About Solving Radical Equations Higher Roots:

We will often encounter radical equations with higher-level roots. These problems will mostly contain cube roots and fourth roots. Additionally, we may need to solve a radical equation that contains mixed roots.
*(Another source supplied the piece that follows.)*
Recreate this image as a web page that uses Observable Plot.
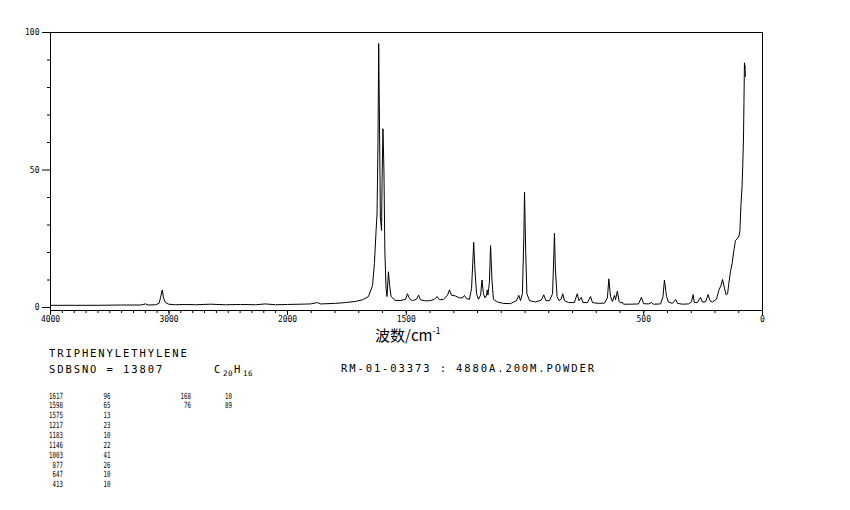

Solving this type of equation involves finding the LCM of the two indexes.


Test Objectives
  • Demonstrate the ability to solve a radical equation with cube roots
  • Demonstrate the ability to solve a radical equation with fourth roots
  • Demonstrate the ability to solve a radical equation with mixed roots
Solving Radical Equations Higher Roots Practice Test:

#1:

Instructions: solve each equation.

$$a)\hspace{.2em}\large\sqrt[3]{2x - 1}=-2$$


#2:

Instructions: solve each equation.

$$a)\hspace{.2em}\large\sqrt[4]{5x - 4}+ 5=7$$


#3:

Instructions: solve each equation.

$$a)\hspace{.2em}\large\sqrt{5\sqrt{3x - 11}}=\sqrt{x + 11}$$


#4:

Instructions: solve each equation.

$$a)\hspace{.2em}\large\sqrt{7\sqrt{6x + 9}}=\sqrt{5x + 3}$$


#5:

Instructions: solve each equation.

$$a)\hspace{.2em}\large\sqrt{x + 1}=\sqrt[3]{4x - 5}$$


Written Solutions:

#1:

Solutions:

$$a)\hspace{.2em}x=-\frac{7}{2}$$


#2:

Solutions:

$$a)\hspace{.2em}x=4$$


#3:

Solutions:

$$a)\hspace{.2em}x=9,44$$


#4:

Solutions:

$$a)\hspace{.2em}x=12$$


#5:

Solutions:

$$a)\hspace{.2em}x=\frac{5 + \sqrt{13}}{2}, 8$$